Over the years on the pages of this college admissions blog as well as in the press, we have made seemingly countless arguments in defense of the practice of Affirmative Action. In short, we believe it a necessary practice to create the beautifully diverse America we wish to see, to redress the horrors of our nation’s original sin, to allow all people — irrespective of their race, color, religion, sex, sexual orientation, sexual identity, national origin, age, disability, and more — the chance to pursue with vigor their American Dream.

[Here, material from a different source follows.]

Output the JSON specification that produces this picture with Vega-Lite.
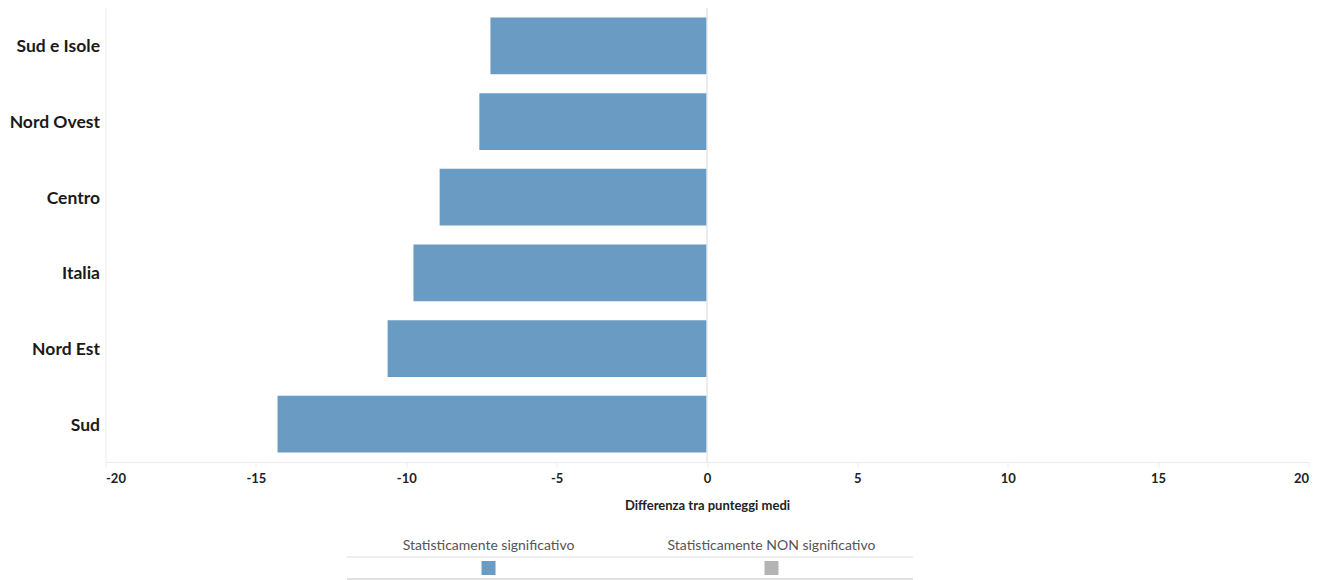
{
  "$schema": "https://vega.github.io/schema/vega-lite/v6.json",
  "background": "white",
  "padding": {"left": 8.5, "top": 7, "right": 5, "bottom": 0},
  "config": {"view": {"stroke": null}, "font": "Lato"},
  "datasets": {
    "main": [
      {"regione": "Sud e Isole", "differenza": -7.20, "significativita": "Statisticamente significativo"},
      {"regione": "Nord Ovest", "differenza": -7.57, "significativita": "Statisticamente significativo"},
      {"regione": "Centro", "differenza": -8.89, "significativita": "Statisticamente significativo"},
      {"regione": "Italia", "differenza": -9.76, "significativita": "Statisticamente significativo"},
      {"regione": "Nord Est", "differenza": -10.62, "significativita": "Statisticamente significativo"},
      {"regione": "Sud", "differenza": -14.28, "significativita": "Statisticamente significativo"}
    ],
    "legenda": [
      {"cat": "Statisticamente significativo"},
      {"cat": "Statisticamente NON significativo"}
    ],
    "riferimento": [{"valore": 0}]
  },
  "bounds": "flush",
  "spacing": 95,
  "vconcat": [
    {
      "width": 1203,
      "height": 454,
      "layer": [
        {
          "data": {"name": "main"},
          "mark": {"type": "bar"},
          "encoding": {
            "y": {
              "field": "regione", "type": "nominal", "sort": null,
              "scale": {"paddingInner": 0.25, "paddingOuter": 0.125},
              "axis": {"title": null, "ticks": false, "domain": true, "domainColor": "#ececec",
                       "labelFontSize": 17.5, "labelFontWeight": "bold", "labelColor": "#1a1a1a",
                       "labelPadding": 6, "labelOffset": 1.5}
            },
            "x": {
              "field": "differenza", "type": "quantitative",
              "scale": {"domain": [-20, 20], "nice": false, "zero": false},
              "axis": {"values": [-20, -15, -10, -5, 0, 5, 10, 15, 20], "labelFlush": true,
                       "labelExpr": "datum.value + ''",
                       "grid": false, "domainColor": "#ececec", "tickColor": "#ececec", "tickSize": 5,
                       "labelFontSize": 13, "labelFontWeight": "bold", "labelColor": "#222222",
                       "labelPadding": 5,
                       "title": "Differenza tra punteggi medi", "titleFontSize": 13,
                       "titleFontWeight": "bold", "titleColor": "#222222", "titlePadding": 14}
            },
            "color": {
              "field": "significativita", "type": "nominal",
              "scale": {"domain": ["Statisticamente significativo", "Statisticamente NON significativo"],
                        "range": ["#6a9bc3", "#b4b4b4"]},
              "legend": null
            }
          }
        },
        {
          "data": {"name": "riferimento"},
          "mark": {"type": "rule", "color": "#e6e6e6", "strokeWidth": 1.5},
          "encoding": {"x": {"field": "valore", "type": "quantitative"}}
        }
      ]
    },
    {
      "width": 1132,
      "height": 22,
      "data": {"name": "legenda"},
      "layer": [
        {
          "mark": {"type": "rule", "color": "#dcdcdc", "strokeWidth": 1},
          "encoding": {
            "x": {"field": "cat", "type": "nominal", "sort": null, "bandPosition": 0},
            "x2": {"field": "cat", "bandPosition": 1},
            "y": {"datum": 1, "type": "quantitative", "scale": {"domain": [0, 1]}, "axis": null}
          }
        },
        {
          "mark": {"type": "rule", "color": "#d6d6d6", "strokeWidth": 1.5},
          "encoding": {
            "x": {"field": "cat", "type": "nominal", "sort": null, "bandPosition": 0},
            "x2": {"field": "cat", "bandPosition": 1},
            "y": {"datum": 0, "type": "quantitative"}
          }
        },
        {
          "mark": {"type": "square", "size": 196, "opacity": 1, "filled": true},
          "encoding": {
            "x": {
              "field": "cat", "type": "nominal", "sort": null,
              "scale": {"type": "band", "paddingInner": 0, "paddingOuter": 1, "align": 0.4267},
              "axis": {"orient": "top", "title": null, "domain": false, "ticks": false, "labelAngle": 0,
                       "labelAlign": "center", "labelBaseline": "bottom",
                       "labelFontSize": 14, "labelColor": "#555555", "labelPadding": 5,
                       "labelLimit": 400}
            },
            "color": {
              "field": "cat", "type": "nominal",
              "scale": {"domain": ["Statisticamente significativo", "Statisticamente NON significativo"],
                        "range": ["#6a9bc3", "#b4b4b4"]},
              "legend": null
            }
          }
        }
      ]
    }
  ]
}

And we believe Affirmative Action, offering preferential treatment in admissions to underrepresented minorities, is being used as a scapegoat for the despicable but very real discrimination that Asian Americans face in the college admissions process in America. After all, the earmarking of slots for deserving Black, Latino, and Native American young people does not cap the number of Asian American applicants who can earn admission to America’s finest universities any more so than the practice of legacy admission, which overwhelmingly favors white applicants. Or the admission of recruited athletes, which too overwhelmingly favors white applicants.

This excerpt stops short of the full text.